Back to Meera. In week one, she writes the promise and pins it where the team can see. She records ten short answers to the questions customers ask most. Those answers stop living in her head; they become assets the team can reuse across channels. In week four, two new voices are live. The CX lead starts a weekly “what we fixed” series that makes support feel human. An in-house expert runs a simple education series that helps users get more from the product without pushing an offer. Social shifts from a one-person show to a steady mix of founder notes, expert education, community stories, and product demos. In parallel, distribution widens: one retail test with clear goals, one partner bundle that reduces decisions for a target segment, and a small ambassador group trained on message and tone.

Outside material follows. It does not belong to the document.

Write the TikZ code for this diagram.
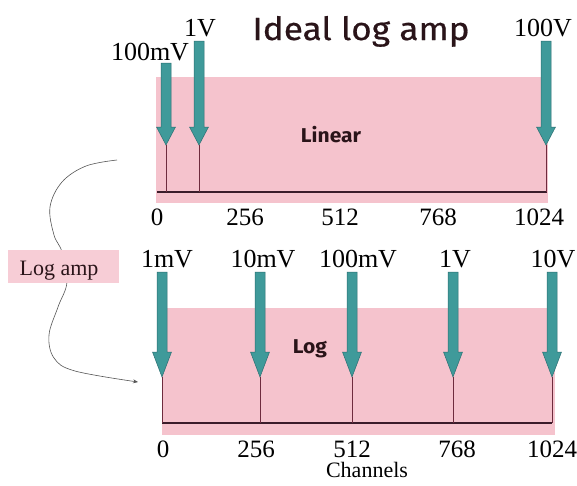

In month two, she runs a clean experiment: a week with low founder activity. No announcement, just measurement. Did the brand search hold? Did repeat orders change? Did non-founder channels pick up? In month three, she publishes a spokesperson matrix that says who speaks on what and where, and she rehearses a crisis plan that doesn’t begin with “send it to the founder.” Nothing about the brand feels less personal; it simply feels less fragile.

 

The Investor’s Paragraph

Early founder visibility is good capital efficiency. It lowers CAC, speeds learning, and earns trust. What we underwrite for the long term is different: revenue that doesn’t swing with one person’s posting schedule; brand search stronger than founder-name search; repeat orders that hold in quiet weeks; and a bench of credible voices, CX, experts, and community, who can carry education and PR without diluting the promise. Those elements reduce key-person risk and improve the multiple you can command. Their presence also aligns with what the effectiveness community keeps showing: brand-building signals like share-of-search are practical, leading indicators of durable demand. 

A Clear Ending

So, should a founder be the face of the brand? Yes, early, step forward and use your voice to earn trust and speed. But build the system while you do it. Hand the story from one face to many, and from many faces to the brand. Keep the founder for moments that matter: new categories, open letters, tough apologies, and an annual point of view. Let product, service, and a credible bench carry the week. Your face can be the ignition. The brand must be the engine.